|Faith Strengthened||Chapter 26||Part 1|
Jeremiah 17:4, "And I will cause thee to serve thine enemies in the land which thou knowest not; for ye have kindled a fire in mine anger, which shall burn for ever."
Christian expositors have explained this verse by the assertion that Jeremiah here predicted an everlasting captivity, from which no redemption is to be hoped.
Refutation.—The Hebrew words עַד עוֹלָם occur in Scripture in three significations. First, in application to an existence unlimited by time. Thus, we have in 2 Samuel 7:26, "That Thy name may be magnified for ever, by saying The Lord of Hosts is the God of Israel." In 1 Chronicles 17:24, we also find, "In order that thy name may be magnified for ever, by saying, The Lord of Hosts is the God of Israel." The second meaning of עַד עוֹלָם for ever, relates to man’s limited existence on earth, (see 1 Samuel 1:22), "That he may sit here for ever." And 2 Samuel 12:10, David is thus forewarned, "The sword shall never (לֹא תָסוּר עַד עוֹלָם) depart from thy house." The word never merely relates to David’s lifetime. In the third place, the Hebrew expression עַד עוֹלָם stands distinct from the forenamed two meanings, and relates to a period finite in the prescience of the Almighty, but unlimited according to the knowledge of men. See Isaiah 32:14, "Because the palaces shall be forsaken, the multitude of the city shall be left; the forts and towers shall be dens for ever, a joy of wild asses, a pasture of flocks." The limitation of the words for ever is shown in the verse immediately following, "Until the spirit be poured down upon us from on high, and the wilderness be a fruitful field," etc.

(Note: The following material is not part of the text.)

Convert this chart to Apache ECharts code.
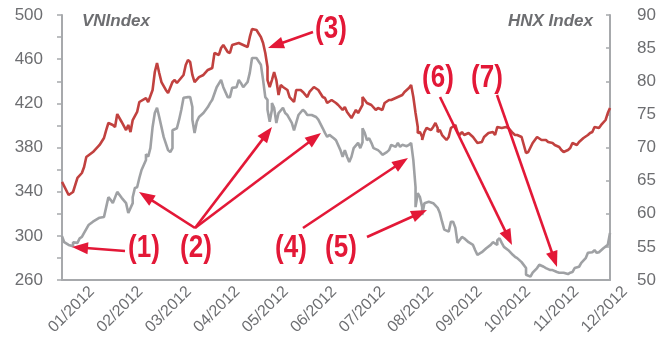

The destruction decreed to last for ever will, nevertheless, give way to restoration as soon as the spirit, that is to say the favor of the Lord, shall descend on us. The term it shall burn for ever, refers to the third signification; but it cannot mean the infinitude of eternity as some Christians would have us believe, because all the prophets have predicted a complete restoration to the whole House of Israel. What can be more explicit than the following passages:—Isaiah, in chapter 66:20, says, "And they (the Gentiles) shall bring all your brethren a gift from all nations as a gift unto the Lord, on horses and in chariots," etc. Jeremiah 30:8, says, "Strangers shall no more enslave them (the Israelites)." Ezekiel 39:28-29 says, "And they shall know that I am the Lord their God, since I have caused them to be exiled among the Gentiles; and I will gather them into their land, and I will not suffer any of them to remain behind, and I will no more hide my countenance from them, as I have poured out my spirit over all the House of Israel, saith the Lord God." Such well defined promises admit of no contradiction, or they have all proceeded from the same divine source.